An effective hardware replacement workflow prevents prolonged network downtime and expedites disaster recovery. The workflow should align with the automated backup schedule and include the following steps:

  1. Verify latest configuration backups: Confirm the SFTP server holds current device configurations before initiating replacement.
  2. Replace hardware: Remove faulty devices and install new hardware according to vendor guidelines and network diagrams.
  3. Restore configuration: Use scripted automation or manual methods to push the saved configurations to the replacement device.
  4. Perform validation tests: Conduct connectivity, security policy, and performance checks to verify restored functionality.
  5. Update documentation: Log replacement details, update asset inventories, and notify operations teams.

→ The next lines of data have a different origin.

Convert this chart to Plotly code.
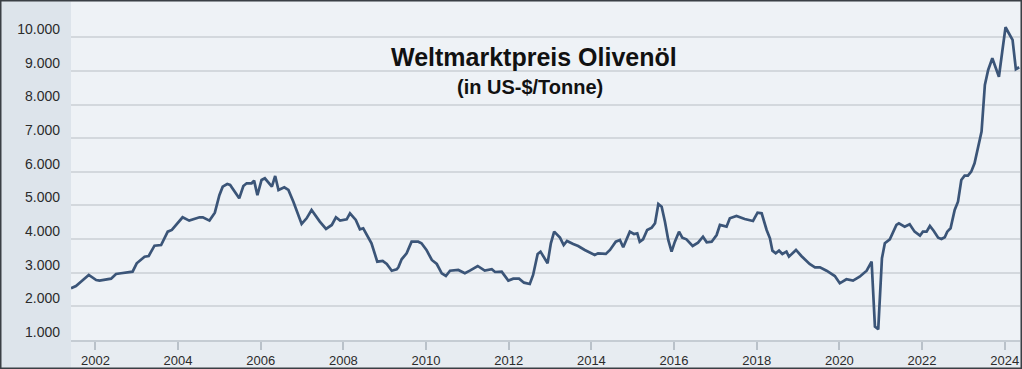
import plotly.graph_objects as go

# decimal years
years = [
    2001.41, 2001.53, 2001.65, 2001.84, 2002.02, 2002.10, 2002.38, 2002.50, 2002.62, 2002.90,
    2003.00, 2003.19, 2003.29, 2003.43, 2003.59, 2003.75, 2003.85, 2004.11, 2004.27, 2004.52,
    2004.60, 2004.76, 2004.89, 2005.00, 2005.08, 2005.19, 2005.26, 2005.38, 2005.48, 2005.58,
    2005.66, 2005.78, 2005.84, 2005.92, 2006.02, 2006.10, 2006.27, 2006.35, 2006.43, 2006.57,
    2006.67, 2006.79, 2006.87, 2006.99, 2007.11, 2007.23, 2007.43, 2007.58, 2007.72, 2007.82,
    2007.92, 2008.08, 2008.16, 2008.30, 2008.40, 2008.48, 2008.68, 2008.82, 2008.95, 2009.05,
    2009.17, 2009.29, 2009.33, 2009.41, 2009.53, 2009.65, 2009.81, 2009.89, 2010.01, 2010.14,
    2010.26, 2010.38, 2010.48, 2010.58, 2010.78, 2010.94, 2011.06, 2011.25, 2011.42, 2011.59,
    2011.67, 2011.83, 2011.99, 2012.11, 2012.25, 2012.37, 2012.51, 2012.59, 2012.70, 2012.77,
    2012.94, 2013.02, 2013.10, 2013.24, 2013.33, 2013.41, 2013.56, 2013.68, 2013.84, 2013.96,
    2014.08, 2014.16, 2014.35, 2014.45, 2014.59, 2014.69, 2014.77, 2014.93, 2015.03, 2015.11,
    2015.17, 2015.25, 2015.35, 2015.46, 2015.54, 2015.62, 2015.70, 2015.78, 2015.86, 2015.94,
    2016.02, 2016.12, 2016.20, 2016.30, 2016.45, 2016.58, 2016.70, 2016.79, 2016.91, 2017.03,
    2017.11, 2017.27, 2017.35, 2017.51, 2017.71, 2017.91, 2018.02, 2018.12, 2018.24, 2018.32,
    2018.38, 2018.46, 2018.54, 2018.62, 2018.72, 2018.78, 2018.95, 2019.08, 2019.16, 2019.28,
    2019.41, 2019.53, 2019.69, 2019.89, 2020.01, 2020.17, 2020.33, 2020.49, 2020.66, 2020.78,
    2020.86, 2020.94, 2021.03, 2021.10, 2021.22, 2021.38, 2021.44, 2021.58, 2021.70, 2021.82,
    2021.95, 2022.02, 2022.11, 2022.19, 2022.28, 2022.39, 2022.47, 2022.55, 2022.61, 2022.69,
    2022.79, 2022.87, 2022.95, 2023.03, 2023.11, 2023.19, 2023.27, 2023.35, 2023.44, 2023.52,
    2023.60, 2023.70, 2023.78, 2023.86, 2023.94, 2024.02, 2024.10, 2024.19, 2024.27, 2024.35,
]

prices = [
    2540, 2606, 2734, 2933, 2784, 2764, 2823, 2963, 2984, 3031,
    3281, 3477, 3498, 3804, 3825, 4221, 4271, 4649, 4550, 4649,
    4649, 4550, 4786, 5304, 5559, 5639, 5610, 5412, 5213, 5580,
    5660, 5660, 5739, 5304, 5758, 5808, 5559, 5877, 5461, 5540,
    5461, 5113, 4866, 4449, 4618, 4866, 4519, 4302, 4420, 4649,
    4550, 4589, 4768, 4569, 4291, 4321, 3875, 3329, 3349, 3260,
    3061, 3103, 3162, 3400, 3578, 3923, 3923, 3875, 3677, 3379,
    3260, 2984, 2903, 3061, 3082, 2984, 3061, 3201, 3061, 3103,
    3022, 3031, 2764, 2823, 2823, 2704, 2665, 2933, 3558, 3627,
    3281, 3875, 4221, 4043, 3825, 3944, 3855, 3796, 3677, 3598,
    3528, 3578, 3558, 3677, 3923, 3974, 3756, 4221, 4152, 4172,
    3923, 3994, 4271, 4340, 4470, 5044, 4965, 4519, 3974, 3627,
    3923, 4221, 4043, 3994, 3796, 3894, 4073, 3904, 3923, 4122,
    4420, 4371, 4619, 4688, 4599, 4539, 4787, 4767, 4271, 4024,
    3656, 3578, 3656, 3558, 3627, 3479, 3677, 3498, 3400, 3260,
    3162, 3162, 3061, 2903, 2686, 2805, 2764, 2883, 3061, 3329,
    1396, 1318, 3430, 3875, 3994, 4420, 4470, 4371, 4440, 4221,
    4102, 4221, 4221, 4390, 4250, 4043, 4004, 4053, 4221, 4321,
    4866, 5113, 5758, 5886, 5886, 6005, 6255, 6749, 7195, 8584,
    9030, 9377, 9126, 8829, 9571, 10299, 10121, 9922, 9050, 9109,
]

x_ticks = [2002, 2004, 2006, 2008, 2010, 2012, 2014, 2016, 2018, 2020, 2022, 2024]
y_ticks = [1000, 2000, 3000, 4000, 5000, 6000, 7000, 8000, 9000, 10000]
y_labels = ["1.000", "2.000", "3.000", "4.000", "5.000", "6.000", "7.000", "8.000", "9.000", "10.000"]

title_text = "Weltmarktpreis Olivenöl"
subtitle_text = "(in US-$/Tonne)"

W, H = 1022, 369
ML, MR, MT, MB = 71, 2, 2, 29
PW, PH = W - ML - MR, H - MT - MB

fig = go.Figure()
fig.add_trace(go.Scatter(
    x=years, y=prices, mode="lines",
    line=dict(color="#3b5578", width=2.7),
    hoverinfo="skip", showlegend=False,
))

fig.update_layout(
    width=W, height=H,
    margin=dict(l=ML, r=MR, t=MT, b=MB),
    paper_bgcolor="#e7ecf1",
    plot_bgcolor="#eef2f6",
    font=dict(family="Liberation Sans, Arial, sans-serif", color="#2b2b2b"),
    xaxis=dict(
        range=[2001.41, 2024.37],
        tickmode="array", tickvals=x_ticks, ticktext=[str(t) for t in x_ticks],
        showgrid=False, zeroline=False,
        showline=True, linecolor="#c5ccd3", linewidth=1.5,
        ticks="outside", ticklen=8, tickcolor="#b9c1c9", tickwidth=1.5,
        tickfont=dict(size=13, color="#2b2b2b"),
    ),
    yaxis=dict(
        range=[1000, 11050],
        tickmode="array", tickvals=y_ticks, ticktext=y_labels,
        showgrid=True, gridcolor="#d3d8dd", gridwidth=1.5,
        zeroline=False, showline=False,
        ticks="", ticklabelstandoff=10, ticklabelshift=-8,
        tickfont=dict(size=14, color="#2b2b2b"),
    ),
    shapes=[
        # left label panel
        dict(type="rect", xref="paper", yref="paper",
             x0=-ML / PW, x1=0, y0=-MB / PH, y1=1 + MT / PH,
             fillcolor="#dde4eb", line=dict(width=0), layer="below"),
        # title box covering gridlines
        dict(type="rect", xref="paper", yref="paper",
             x0=(370 - ML) / PW, x1=(698 - ML) / PW,
             y0=(340 - 104) / PH, y1=(340 - 42) / PH,
             fillcolor="#eef2f6", line=dict(width=0), layer="between"),
        # outer frame
        dict(type="rect", xref="paper", yref="paper",
             x0=-ML / PW + 0.5 / PW, x1=1 + (MR - 0.5) / PW,
             y0=-MB / PH + 0.5 / PH, y1=1 + (MT - 0.5) / PH,
             line=dict(color="#3a3f45", width=2), fillcolor="rgba(0,0,0,0)", layer="above"),
    ],
    annotations=[
        dict(text="<b>" + title_text + "</b>", xref="paper", yref="paper",
             x=(534 - ML) / PW, y=(340 - 57) / PH, showarrow=False,
             xanchor="center", yanchor="middle",
             font=dict(size=25, color="#111111", family="Liberation Sans, Arial, sans-serif")),
        dict(text="<b>" + subtitle_text + "</b>", xref="paper", yref="paper",
             x=(530 - ML) / PW, y=(340 - 87) / PH, showarrow=False,
             xanchor="center", yanchor="middle",
             font=dict(size=20, color="#111111", family="Liberation Sans, Arial, sans-serif")),
    ],
)

fig.write_html("out.html", config={"displayModeBar": False},
               post_script="document.body.style.margin='0';")
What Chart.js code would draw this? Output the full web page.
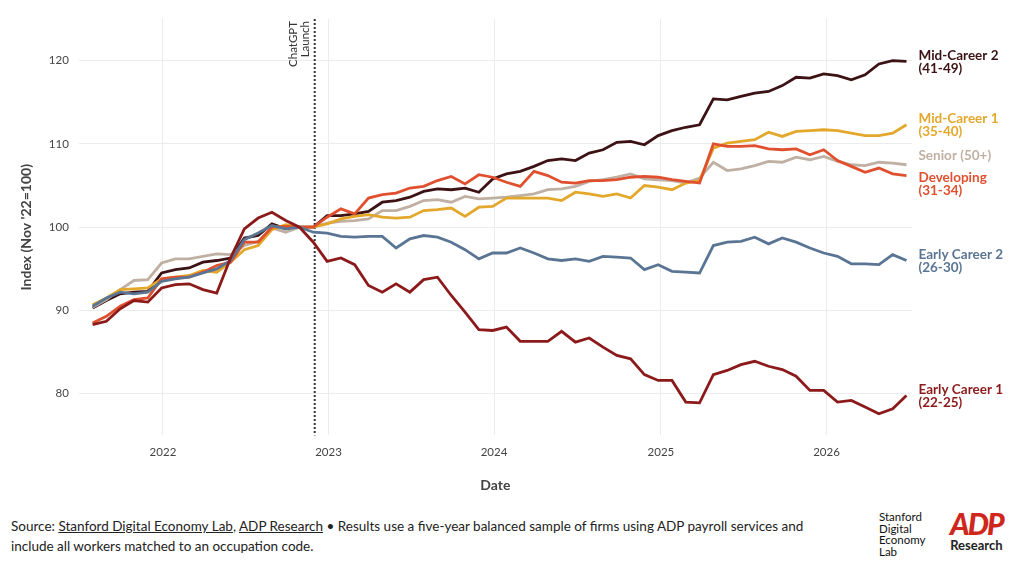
<!DOCTYPE html>
<html><head><meta charset="utf-8">
<script src="https://cdn.jsdelivr.net/npm/chart.js@4"></script>
<style>
body{margin:0;background:#fff;font-family:Lato,sans-serif;}
#wrap{position:absolute;left:0;top:0;width:1020px;height:500px;}
#foot{position:absolute;left:11px;top:516px;width:832px;font-size:13.5px;line-height:20px;color:#222;}
#foot u{text-decoration:underline;}
#sdel{position:absolute;left:879px;top:511px;font-size:11.5px;line-height:11.5px;color:#111;}
#adp{position:absolute;left:950px;top:508px;text-align:center;}
#adp .l{font-size:30px;font-weight:900;font-style:italic;color:#d0271d;line-height:30px;letter-spacing:-2px;}
#adp .r{font-size:13px;font-weight:700;color:#222;line-height:14px;}
</style></head><body>
<div id="wrap"><canvas id="c" width="1020" height="500"></canvas></div>
<div id="foot">Source: <u>Stanford Digital Economy Lab</u>, <u>ADP Research</u> • Results use a five-year balanced sample of firms using ADP payroll services and include all workers matched to an occupation code.</div>
<div id="sdel">Stanford<br>Digital<br>Economy<br>Lab</div>
<div id="adp"><div class="l">ADP</div><div class="r">Research</div></div>
<script>
const yearLabels=['2022','2023','2024','2025','2026'];
const yearPos=[5.1,17.1,29.1,41.2,53.2];
const chatgptPos=16.1;
const names=['Mid-Career 2','Mid-Career 1','Senior (50+)','Developing','Early Career 2','Early Career 1'];
const sub=['(41-49)','(35-40)','','(31-34)','(26-30)','(22-25)'];
const midCareer2=[90.3,91.2,92.0,92.2,92.3,94.5,94.9,95.1,95.8,96.0,96.3,98.7,99.0,100.4,99.8,100.0,100.0,101.4,101.4,101.6,101.9,103.0,103.2,103.6,104.3,104.6,104.5,104.7,104.2,105.8,106.4,106.7,107.3,108.0,108.2,108.0,108.9,109.3,110.2,110.3,109.9,111.0,111.6,112.0,112.3,115.4,115.3,115.7,116.1,116.3,117.0,118.0,117.9,118.4,118.2,117.7,118.3,119.6,120.0,119.9];
const midCareer1=[90.7,91.5,92.5,92.6,92.7,93.8,94.0,94.2,94.8,94.6,95.8,97.3,97.8,99.7,100.3,100.0,100.0,100.4,101.0,101.3,101.5,101.2,101.1,101.2,102.0,102.1,102.3,101.3,102.4,102.5,103.5,103.5,103.5,103.5,103.2,104.2,104.0,103.7,104.0,103.5,105.0,104.8,104.5,105.3,105.6,109.5,110.1,110.3,110.5,111.4,110.9,111.5,111.6,111.7,111.6,111.3,111.0,111.0,111.3,112.3];
const senior=[90.4,91.3,92.5,93.6,93.7,95.7,96.2,96.2,96.5,96.8,96.7,97.8,98.3,99.9,99.4,100.0,100.0,100.5,100.7,100.8,101.0,102.0,102.0,102.5,103.2,103.3,103.0,103.7,103.4,103.5,103.6,103.8,104.0,104.5,104.6,104.9,105.5,105.7,106.0,106.4,105.8,105.7,105.6,105.3,105.9,107.8,106.8,107.0,107.4,107.9,107.8,108.4,108.1,108.5,107.9,107.5,107.4,107.8,107.7,107.5];
const developing=[88.5,89.3,90.5,91.3,91.5,93.8,94.0,94.0,94.6,95.4,95.8,98.2,98.2,100.0,100.1,100.0,100.0,101.2,102.2,101.6,103.5,103.9,104.1,104.7,104.9,105.6,106.1,105.2,106.3,106.0,105.4,104.9,106.7,106.2,105.4,105.3,105.6,105.6,105.7,106.0,106.1,106.0,105.7,105.5,105.3,110.0,109.7,109.7,109.8,109.4,109.3,109.4,108.7,109.3,108.0,107.3,106.6,107.1,106.4,106.2];
const earlyCareer2=[90.5,91.5,92.2,92.0,92.2,93.5,93.8,94.0,94.5,95.0,96.0,98.5,99.3,100.2,99.8,100.0,99.4,99.3,98.9,98.8,98.9,98.9,97.5,98.6,99.0,98.8,98.2,97.3,96.2,96.9,96.9,97.5,96.9,96.2,96.0,96.2,95.9,96.5,96.4,96.3,94.9,95.5,94.7,94.6,94.5,97.8,98.2,98.3,98.8,98.0,98.7,98.2,97.5,96.9,96.5,95.6,95.6,95.5,96.7,96.0];
const earlyCareer1=[88.3,88.7,90.2,91.2,91.0,92.7,93.1,93.2,92.5,92.1,96.3,99.8,101.1,101.8,100.8,100.0,98.2,95.9,96.3,95.5,93.0,92.2,93.2,92.2,93.7,94.0,91.8,89.8,87.7,87.6,88.0,86.3,86.3,86.3,87.5,86.2,86.7,85.6,84.6,84.2,82.3,81.6,81.6,79.0,78.9,82.3,82.8,83.5,83.9,83.3,82.9,82.1,80.4,80.4,79.0,79.2,78.4,77.6,78.2,79.8];
const series=[midCareer2,midCareer1,senior,developing,earlyCareer2,earlyCareer1];
const colors=['#3d1214','#e3a82b','#bfb0a3','#e0502f','#5a7594','#8c1a1a'];
const labelOffset=[0,0,-9,8,0,0];
const drawOrder=[5,4,3,1,2,0];
const datasets=drawOrder.map(k=>({label:names[k],data:series[k].map((v,i)=>({x:i,y:v})),borderColor:colors[k],borderWidth:2.8,pointRadius:0,tension:0}));
const extra={id:'extra',
 beforeDatasetsDraw(ch){const {ctx,chartArea:a,scales:{x}}=ch;const px=x.getPixelForValue(chatgptPos);
  ctx.save();ctx.strokeStyle='#333';ctx.lineWidth=2;ctx.setLineDash([2,2]);ctx.beginPath();ctx.moveTo(px,a.top);ctx.lineTo(px,a.bottom);ctx.stroke();
  ctx.setLineDash([]);ctx.translate(px-6,a.top+2);ctx.rotate(-Math.PI/2);ctx.fillStyle='#333';ctx.font='11.5px Lato';ctx.textAlign='right';
  ctx.fillText('ChatGPT',0,-12);ctx.fillText('Launch',0,0);ctx.restore();},
 afterDatasetsDraw(ch){const {ctx,scales:{x,y}}=ch;ctx.save();ctx.font='bold 13.5px Lato';ctx.textBaseline='middle';
  series.forEach((s,k)=>{const px=x.getPixelForValue(s.length-1)+12;const py=y.getPixelForValue(s[s.length-1])+labelOffset[k];ctx.fillStyle=colors[k];
   if(sub[k]){ctx.fillText(names[k],px,py-6);ctx.fillText(sub[k],px,py+7);}else ctx.fillText(names[k],px,py);});
  ctx.restore();}};
new Chart(document.getElementById('c'),{type:'line',data:{datasets},
 options:{responsive:false,animation:false,layout:{padding:{left:14,right:108,top:19,bottom:6}},
  plugins:{legend:{display:false},tooltip:{enabled:false}},
  scales:{x:{type:'linear',min:-1,max:59.4,grid:{color:'#ececec',drawTicks:false},border:{display:false},
    afterBuildTicks(s){s.ticks=yearPos.map(v=>({value:v}));},
    ticks:{padding:10,color:'#444',font:{family:'Lato',size:11.5},callback:(v,i)=>yearLabels[i]},
    title:{display:true,text:'Date',color:'#444',font:{family:'Lato',size:14,weight:'bold'},padding:{top:8,bottom:0}}},
   y:{min:75,max:125,grid:{color:'#ececec',drawTicks:false},border:{display:false},
    afterBuildTicks(s){s.ticks=[80,90,100,110,120].map(v=>({value:v}));},
    ticks:{padding:10,color:'#444',font:{family:'Lato',size:11.5}},
    title:{display:true,text:"Index (Nov '22=100)",color:'#444',font:{family:'Lato',size:14,weight:'bold'}}}}},
 plugins:[extra]});
</script></body></html>
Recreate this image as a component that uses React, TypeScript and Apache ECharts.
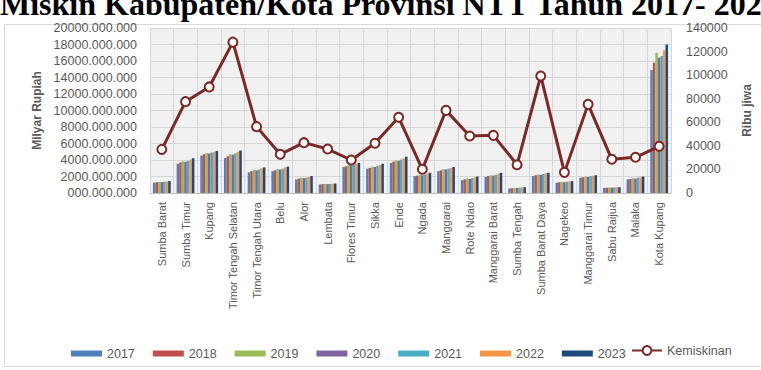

Standardizing this workflow minimizes human errors, reduces outage windows, and ensures consistency across network recovery events.

Conclusion

Automating configuration backups for Cisco, Juniper, and Fortinet devices is essential for network engineers seeking rapid recovery with minimal downtime. Deploying secure SFTP servers as centralized storage safeguards sensitive configurations, while Ansible playbooks enable reliable, scheduled fetches tailored to multi-vendor environments. Ensuring robust security compliance during backup storage and transfer protects critical network data and supports audit requirements. Coupled with a documented hardware replacement workflow that leverages the automated backups, this end-to-end approach streamlines failure response and accelerates network restoration efforts. Adopting these processes empowers network teams to maintain resilient, secure infrastructures capable of withstanding failure scenarios efficiently and confidently.